If you are a regular reader of this blog, you already know that I don’t mince words and I am passionate about local foods, homesteading and knowing where your food comes from. So here it is, in living color. If you are disturbed by these images all I can say is you should be more disturbed about what goes on in your local chain grocery or within the FDA and what they allow to go on in your local chain grocery store or CAFO farms where most of this country’s meat comes from.
For those of you who follow me on facebook, you know that last week I started my studies this week at Sterling College’s Vermont’s Table program. It is a mix of culinary arts, food entrepreneurship and agriculture studies. If you follow my farm blog, Got Goats? you will have read about my thoughts on Whole Farm Thinking and Traditional Farming methods and more on why I want to be a farmer.
Well yesterday was my first all day culinary course, Value-Added Products. It is all day on Thursdays and is a practical skills hands -on course. The day before I read several articles on charcuterie , the glories of sausage making and meat in general – how it is produced, the various muscles and how they develop into meat and primal and retail cuts.
All that reading in no way replaces spending 4 hours with a real expert. Yesterday that expert was Cole Ward aka The Gourmet Butcher and a person that I am honored to know, learn from and be inspired by. Cole knows his stuff. He was recently featured in the book Primal Cuts, published by Welcome Books about the 50 best butchers in America. Cole has been a butcher for almost 50 years. He has seen the changes to the art of butchery over his long years of expertise, and frankly is not at all impressed by the current trends in butchery, especially that of grocery stores. If you haven’t seen his blog, I would suggest keeping an eye on it. He mentioned to us that he is going to be writing many more posts about what goes on behind the scenes in many grocery stores across the country that consumers really need to know about. Let’s just say he wouldn’t feed ground meat from the grocery store to his dog. Everyone who eats and buys meat needs to be informed.
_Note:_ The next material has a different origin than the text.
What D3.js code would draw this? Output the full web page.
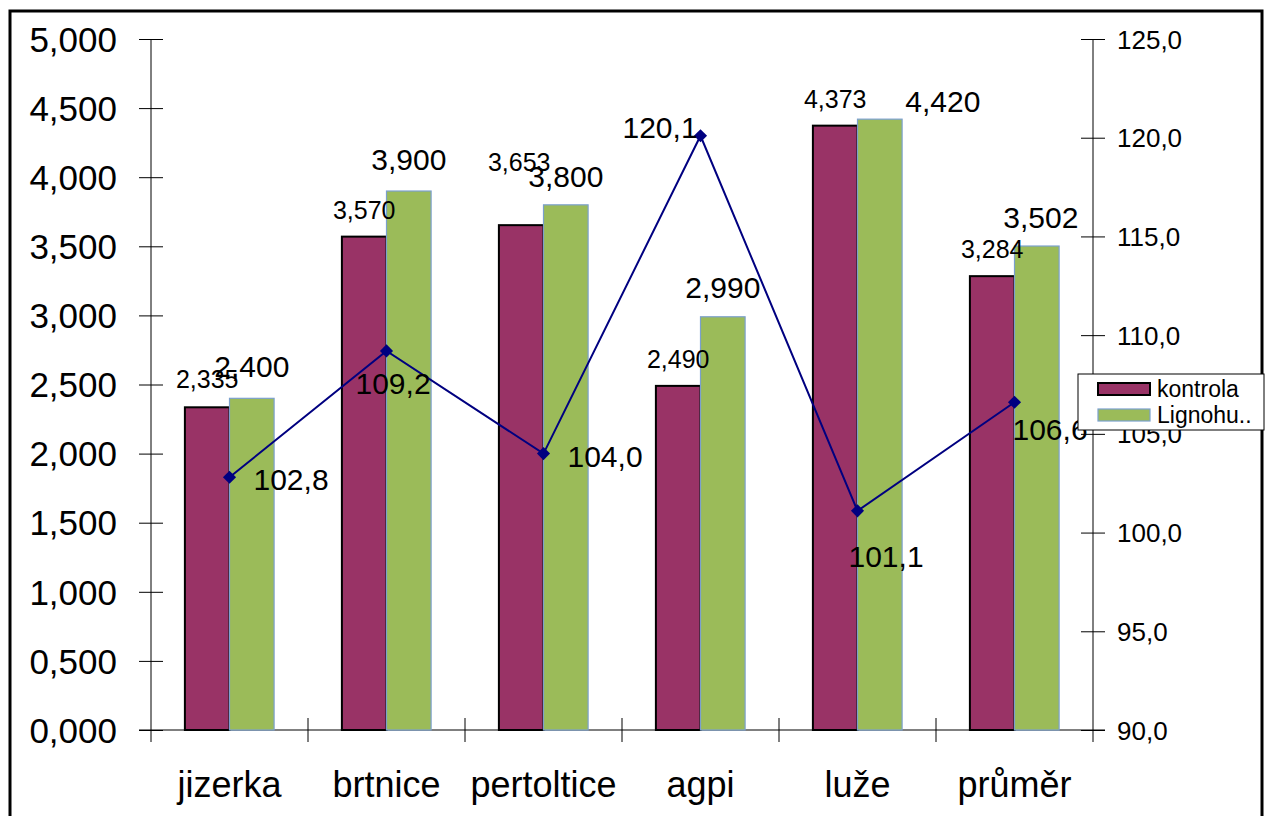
<!DOCTYPE html>
<html>
<head>
<meta charset="utf-8">
<script src="https://d3js.org/d3.v7.min.js"></script>
<style>
  body { margin: 0; background: #fff; }
  text { font-family: "Liberation Sans", Arial, sans-serif; fill: #000; }
</style>
</head>
<body>
<script>
// data
const categories = ["jizerka", "brtnice", "pertoltice", "agpi", "luže", "průměr"];
const series_names = ["kontrola", "Lignohu.."];
const kontrola = [2.335, 3.570, 3.653, 2.490, 4.373, 3.284];
const lignohu = [2.400, 3.900, 3.800, 2.990, 4.420, 3.502];
const index_values = [102.8, 109.2, 104.0, 120.1, 101.1, 106.6];
const left_ticks = [0, 0.5, 1, 1.5, 2, 2.5, 3, 3.5, 4, 4.5, 5];
const right_ticks = [90, 95, 100, 105, 110, 115, 120, 125];

// label placement (dx, gap above bar / dy from point)
const kontrola_label_pos = [[0, 19], [0, 18], [-2, 54], [0, 18], [0, 18], [0, 18]];
const lignohu_label_pos = [[0, 21], [0, 21], [0, 18], [0, 19], [63, 7], [4, 18]];
const line_label_offsets = [[24, 13], [-31, 43], [24, 13], [-78, 2], [-9, 56], [-2, 38]];

const svg_w = 1265, svg_h = 816;
const left_x = 151, right_x = 1093, top_y = 39, bottom_y = 730;

const cz = d3.formatLocale({decimal: ",", thousands: " ", grouping: [3], currency: ["", " Kč"]});
const fmt3 = cz.format(".3f");
const fmt1 = cz.format(".1f");

let svg = d3.select("body").append("svg")
    .attr("width", svg_w)
    .attr("height", svg_h);

// outer frame
svg.append("rect")
    .attr("x", 10).attr("y", 11)
    .attr("width", 1252).attr("height", 830)
    .attr("fill", "white")
    .attr("stroke", "black")
    .attr("stroke-width", 3);

// scales
let x0 = d3.scaleBand().domain(categories).range([left_x, right_x]).padding(0);
let x1 = d3.scaleBand().domain(series_names).range([0, x0.bandwidth()]).paddingInner(0).paddingOuter(0.76);
let y_left = d3.scaleLinear().domain([0, 5]).range([bottom_y, top_y]);
let y_right = d3.scaleLinear().domain([90, 125]).range([bottom_y, top_y]);

// axes
let left_axis = d3.axisLeft(y_left).tickValues(left_ticks).tickFormat(fmt3).tickSize(12).tickPadding(22);
let gl = svg.append("g").attr("transform", "translate(" + left_x + ",0)").call(left_axis);
gl.selectAll(".tick line").attr("x1", 12).attr("stroke", "black");
gl.selectAll(".tick text").style("font-size", "35px").attr("dy", "0.35em");
gl.select(".domain").remove();
gl.append("line").attr("x1", 0).attr("x2", 0).attr("y1", top_y).attr("y2", bottom_y).attr("stroke", "black");

let right_axis = d3.axisRight(y_right).tickValues(right_ticks).tickFormat(fmt1).tickSize(12).tickPadding(12);
let gr = svg.append("g").attr("transform", "translate(" + right_x + ",0)").call(right_axis);
gr.selectAll(".tick line").attr("x1", -12).attr("stroke", "black");
gr.selectAll(".tick text").style("font-size", "26px").attr("dy", "0.35em");
gr.select(".domain").remove();
gr.append("line").attr("x1", 0).attr("x2", 0).attr("y1", top_y).attr("y2", bottom_y).attr("stroke", "black");

// category axis
let gb = svg.append("g");
gb.append("line").attr("x1", left_x - 12).attr("x2", right_x + 12)
    .attr("y1", bottom_y).attr("y2", bottom_y).attr("stroke", "black");
gb.selectAll(null)
    .data(categories.slice(1))
    .enter().append("line")
    .attr("x1", d => x0(d)).attr("x2", d => x0(d))
    .attr("y1", bottom_y - 12).attr("y2", bottom_y + 12)
    .attr("stroke", "black");
gb.append("line").attr("x1", left_x).attr("x2", left_x).attr("y1", bottom_y).attr("y2", bottom_y + 12).attr("stroke", "black");
gb.append("line").attr("x1", right_x).attr("x2", right_x).attr("y1", bottom_y).attr("y2", bottom_y + 12).attr("stroke", "black");
gb.selectAll(null)
    .data(categories)
    .enter().append("text")
    .attr("x", d => x0(d) + x0.bandwidth() / 2)
    .attr("y", bottom_y + 67)
    .attr("text-anchor", "middle")
    .style("font-size", "36px")
    .text(d => d);

// bars
const bar_series = [
    {name: series_names[0], values: kontrola, pos: kontrola_label_pos, fill: "#993366", stroke: "#000000", width: 2, font: 25},
    {name: series_names[1], values: lignohu, pos: lignohu_label_pos, fill: "#9BBB59", stroke: "#7BA0CD", width: 1.2, font: 30}
];

for (const s of bar_series) {
    svg.append("g").selectAll("rect")
        .data(s.values)
        .enter().append("rect")
        .attr("x", (d, i) => x0(categories[i]) + x1(s.name))
        .attr("y", d => y_left(d))
        .attr("width", x1.bandwidth())
        .attr("height", d => bottom_y - y_left(d))
        .attr("fill", s.fill)
        .attr("stroke", s.stroke)
        .attr("stroke-width", s.width);
}

// line
let line_x = (d, i) => x0(categories[i]) + x0.bandwidth() / 2;
svg.append("path")
    .datum(index_values)
    .attr("fill", "none")
    .attr("stroke", "#000080")
    .attr("stroke-width", 2)
    .attr("d", d3.line().x(line_x).y(d => y_right(d)));

svg.append("g").selectAll("path")
    .data(index_values)
    .enter().append("path")
    .attr("d", d3.symbol(d3.symbolDiamond2, 110))
    .attr("transform", (d, i) => "translate(" + line_x(d, i) + "," + y_right(d) + ")")
    .attr("fill", "#000080");

// bar labels
for (const s of bar_series) {
    svg.append("g").selectAll("text")
        .data(s.values)
        .enter().append("text")
        .attr("x", (d, i) => x0(categories[i]) + x1(s.name) + x1.bandwidth() / 2 + s.pos[i][0])
        .attr("y", (d, i) => y_left(d) - s.pos[i][1])
        .attr("text-anchor", "middle")
        .style("font-size", s.font + "px")
        .text(d => fmt3(d));
}

// line labels
svg.append("g").selectAll("text")
    .data(index_values)
    .enter().append("text")
    .attr("x", (d, i) => line_x(d, i) + line_label_offsets[i][0])
    .attr("y", (d, i) => y_right(d) + line_label_offsets[i][1])
    .style("font-size", "30px")
    .text(d => fmt1(d));

// legend
let lg = svg.append("g").attr("transform", "translate(1078,374)");
lg.append("rect")
    .attr("width", 186).attr("height", 56)
    .attr("fill", "white").attr("stroke", "black").attr("stroke-width", 1);
bar_series.forEach((s, i) => {
    lg.append("rect")
        .attr("x", 20).attr("y", 9 + i * 26)
        .attr("width", 52).attr("height", 12)
        .attr("fill", s.fill).attr("stroke", s.stroke)
        .attr("stroke-width", s.width);
    lg.append("text")
        .attr("x", 79).attr("y", 15 + i * 26)
        .attr("dy", "0.35em")
        .style("font-size", "23px")
        .text(s.name);
});
</script>
</body>
</html>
Yesterday Cole was a guest teacher in our class of 5 students. We butchered a 270 lb local, pastured pig. He did the first half through demonstration, and then we, the students butchered the second half. I had the honor of butchering a lamb with Cole this past fall, and it was an unforgettable experience. If you want to learn from this master butcher, you can! He is holding a 2-day workshop at the end of the month . We will be butchering another pig and part of a beef cow. Participants will learn the skills, and the meat will be divided between all attendees. Lunch is included. This is a really great opportunity to learn more about the art of butchery from the best. Cole is immensely entertaining, un-untiringly patient and full of so much knowledge. He is a real integral figure in the local food movement and an ally to homesteaders and small farmers who really need a lot of help learning these skills. Simply put, Cole is AWESOME and deserves all the accolades one can muster.
Natural hog casings, ground sausage, pork shoulder with wine soaked cranberries and spices, grinding the sausage
After Cole left, we set up to process a lot of the meat. We were divided into two groups, and each group made one kind of sausage and set up curing another cut for smoking next week. My group cured the pork belly for maple bacon, and made a cranberry-sage link sausage, using natural hog casings. The other group made brine for the 2 loins and made Loukanika sausage, flavored with orange zest, bay and coriander. Next week we will focus on the smoking and make some other products.
Cranberry-Sage Sausage and Loukanika Sausage
Roberto and I had the sausages for breakfast this morning and they were both delicious. We particularly liked the cranberry-sage and feel it complements a breakfast meal, perfectly. The rest of the sausages will be feeding the Sterling College population at their barbecue tonight for dinner. Since I live off campus, and don’t eat my meals there, I get to take home my portion.
We were on our feet for 8 hours, with a 40 minute break for lunch. It was a long day, but very satisfying. I loved the communal labor involved to turn what was essentially a freshly slaughtered animal into a variety of food items, in a short period of time.
One thing we did learn though, is, if you are ever in the market for a whole pig that you plan to butcher yourself, make sure you do not wrap it in plastic, until it has been cut up to your liking and going into the freezer. Our pig was delivered in plastic and because plastic makes the flesh sweat, we were not able to use the skin or the head and many of the exposed bones, because of the moisture, those areas were beginning to take on an unfavorable characteristic. So we had to take extra measures to clean the exposed surfaces of the pig with salt and also soak other parts in a salt water brine for several hours. Not to mention having to throw away nearly 30 lbs of what should have been useable stuff.
Many farms are new to farmshares, and sending out whole animals vs. nicely vacuum sealed pieces to their customers. This is information that years of industrial farming, and consumers buying meat at the grocery store, has allowed our culture to lose. But thankfully demand for whole animals, and on farm buying has gotten bigger in the past few years. This is a GOOD thing. But your farmer may not be used to it, and may appreciate a gentle reminder that whole animals should be wrapped in cheesecloth or paper. They would much more prefer you telling them this, than having dissatisfied customers on the other end.